### WRITTEN INSTRUCTION
Produce a word-for-word copy of the listing below without its pictures.

### SOURCE DATA
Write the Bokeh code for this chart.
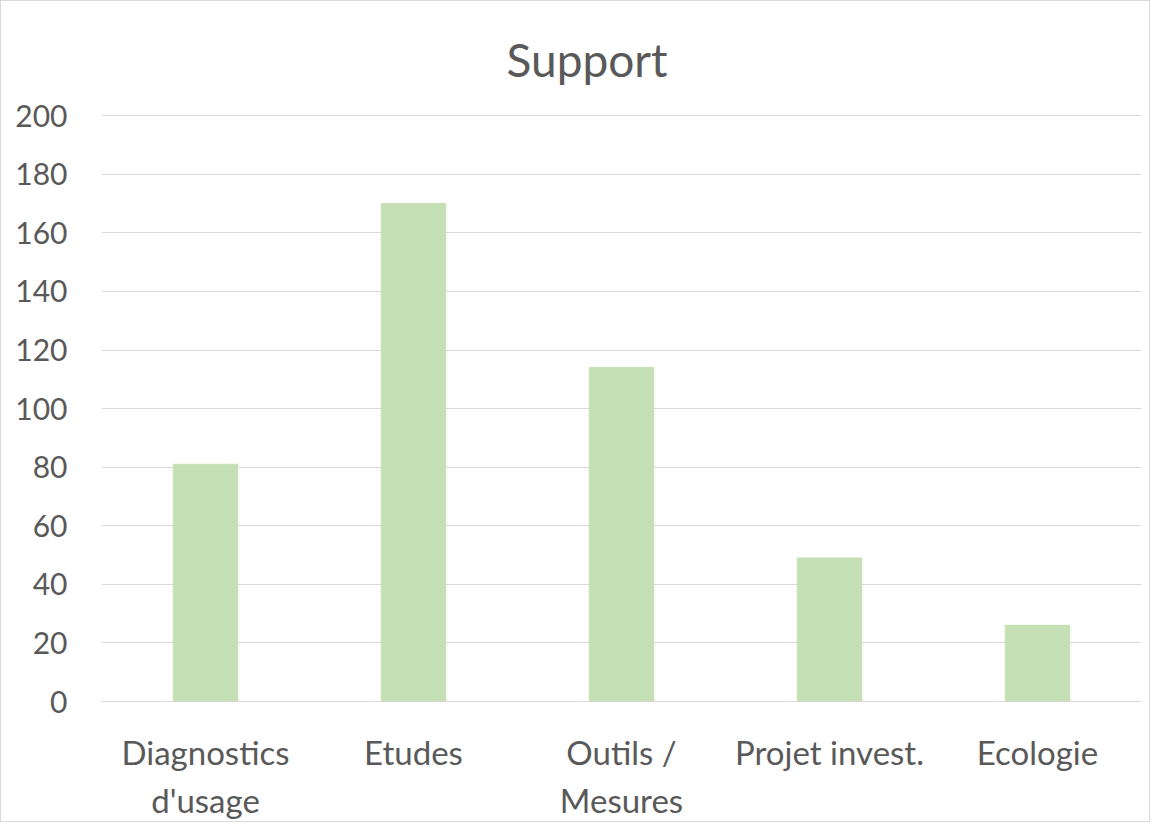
from bokeh.plotting import figure
from bokeh.models import ColumnDataSource, FixedTicker, Range1d
from bokeh.embed import file_html
from bokeh.resources import INLINE

title_text = "Support"
categories = ["Diagnostics\nd'usage", "Etudes", "Outils /\nMesures", "Projet invest.", "Ecologie"]
values = [81, 170, 114, 49, 26]
y_ticks = [0, 20, 40, 60, 80, 100, 120, 140, 160, 180, 200]

source = ColumnDataSource(data=dict(cat=categories, val=values))

FONT = "Lato"
TXT = "#595959"
GRID = "#D9D9D9"

p = figure(
    x_range=categories,
    y_range=Range1d(0, 200.4),
    width=1150, height=822,
    output_backend="svg", toolbar_location=None,
    min_border_left=100, min_border_right=10, min_border_top=112, min_border_bottom=122,
    title=title_text,
)
p.styles = {"border": "1px solid #D9D9D9"}

p.vbar(x="cat", top="val", width=0.31, source=source,
       fill_color="#C5E0B4", line_color="#C5E0B4", line_width=1)

p.title.align = "left"
p.title.offset = 405
p.title.text_font = FONT
p.title.text_font_size = "46px"
p.title.text_font_style = "normal"
p.title.text_color = TXT
p.title.standoff = 56

p.outline_line_color = None
p.background_fill_color = "white"
p.border_fill_color = "white"

p.xgrid.grid_line_color = None
p.ygrid.grid_line_color = GRID
p.ygrid.grid_line_width = 1

p.yaxis.ticker = FixedTicker(ticks=y_ticks)
p.yaxis.axis_line_color = None
p.yaxis.major_tick_line_color = None
p.yaxis.minor_tick_line_color = None
p.yaxis.major_label_text_font = FONT
p.yaxis.major_label_text_font_size = "30px"
p.yaxis.major_label_text_color = TXT
p.yaxis.major_label_standoff = 28

p.xaxis.axis_line_color = GRID
p.xaxis.major_tick_line_color = None
p.xaxis.minor_tick_line_color = None
p.xaxis.major_label_text_font = FONT
p.xaxis.major_label_text_font_size = "33px"
p.xaxis.major_label_text_color = TXT
p.xaxis.major_label_standoff = 24
p.x_range.range_padding = 0

open("out.html", "w").write(file_html(p, INLINE))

### OUTPUT FOR THIS EXERCISE
Write the Bokeh code for this chart.
from bokeh.plotting import figure
from bokeh.models import ColumnDataSource, FixedTicker, Range1d
from bokeh.embed import file_html
from bokeh.resources import INLINE

title_text = "Support"
categories = ["Diagnostics\nd'usage", "Etudes", "Outils /\nMesures", "Projet invest.", "Ecologie"]
values = [81, 170, 114, 49, 26]
y_ticks = [0, 20, 40, 60, 80, 100, 120, 140, 160, 180, 200]

source = ColumnDataSource(data=dict(cat=categories, val=values))

FONT = "Lato"
TXT = "#595959"
GRID = "#D9D9D9"

p = figure(
    x_range=categories,
    y_range=Range1d(0, 200.4),
    width=1150, height=822,
    output_backend="svg", toolbar_location=None,
    min_border_left=100, min_border_right=10, min_border_top=112, min_border_bottom=122,
    title=title_text,
)
p.styles = {"border": "1px solid #D9D9D9"}

p.vbar(x="cat", top="val", width=0.31, source=source,
       fill_color="#C5E0B4", line_color="#C5E0B4", line_width=1)

p.title.align = "left"
p.title.offset = 405
p.title.text_font = FONT
p.title.text_font_size = "46px"
p.title.text_font_style = "normal"
p.title.text_color = TXT
p.title.standoff = 56

p.outline_line_color = None
p.background_fill_color = "white"
p.border_fill_color = "white"

p.xgrid.grid_line_color = None
p.ygrid.grid_line_color = GRID
p.ygrid.grid_line_width = 1

p.yaxis.ticker = FixedTicker(ticks=y_ticks)
p.yaxis.axis_line_color = None
p.yaxis.major_tick_line_color = None
p.yaxis.minor_tick_line_color = None
p.yaxis.major_label_text_font = FONT
p.yaxis.major_label_text_font_size = "30px"
p.yaxis.major_label_text_color = TXT
p.yaxis.major_label_standoff = 28

p.xaxis.axis_line_color = GRID
p.xaxis.major_tick_line_color = None
p.xaxis.minor_tick_line_color = None
p.xaxis.major_label_text_font = FONT
p.xaxis.major_label_text_font_size = "33px"
p.xaxis.major_label_text_color = TXT
p.xaxis.major_label_standoff = 24
p.x_range.range_padding = 0

open("out.html", "w").write(file_html(p, INLINE))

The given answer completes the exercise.